The album starts with ‘Animal’. Tender drums, piercing lead and soft rhythm wrap around Annie’s haunting vocals, letting us gently in to an album that’s been promising since Annie recorded ‘Elvis’. A song on the lighter side of the album, dark in undertone, but melodic, uplifting and incredibly catchy, with memorable lyrics: “Don’t care/Really don’t mind, who you are/As long as you cry.”

‘Bodyweight’ – easily my favourite song on the album and my favourite from her repertoire on the New Faces tour plays second. The harmonies between Annie and Jess Sawers-Warren on Sunday ’91 are truly hypnotic. ‘Bedtime’ and ‘Basement’ follow suit, with seamless, beautifully layered, atmospheric vocal cohesion.

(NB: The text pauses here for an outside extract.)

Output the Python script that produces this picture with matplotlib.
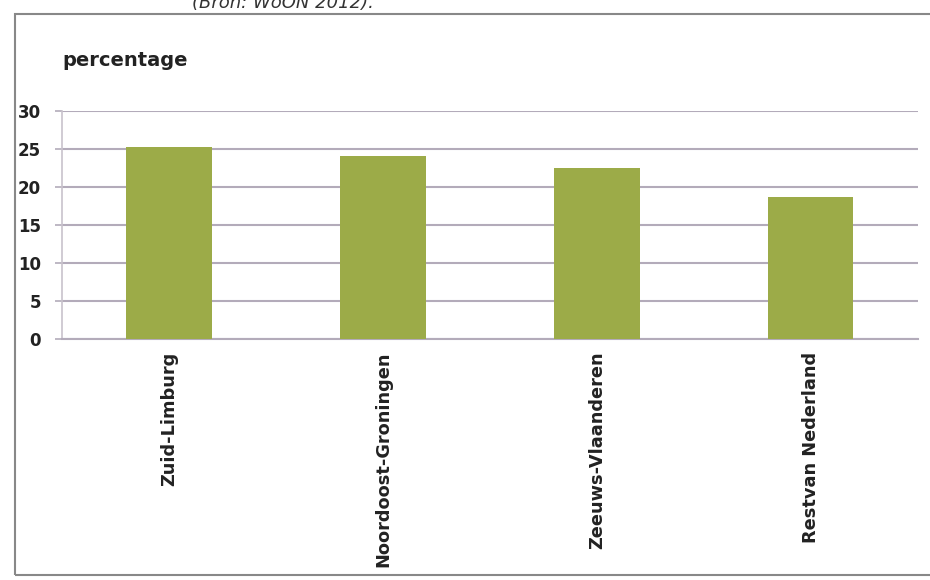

‘Crisis’ comes in with a thick distorted, grungy guitar loop and lingering vocals and shows a musically darker side to Annie’s music, that takes me right back to my youth. This nostalgic sound bleeds into ‘Kid Meets World’, a song that feels fuelled by young love: “You could come around/take off all my clothes/do the things you said you’d do/I could make it better/cos I would make it true.”

There’s almost a beautiful introversion with Annie’s music. Like she’s singing a melancholic stream of consciousness. I’d like to say this album is about the follies of youth; heartbreak, young love, angst – but it’s not. To say Sunday ’91 is an exploration of solely teenage issues would take away from the universal undertones at play in this album. This album covers all of the aforementioned subjects, none of which exclusively attributed to youth. It’s a beautiful, heart-breaking album.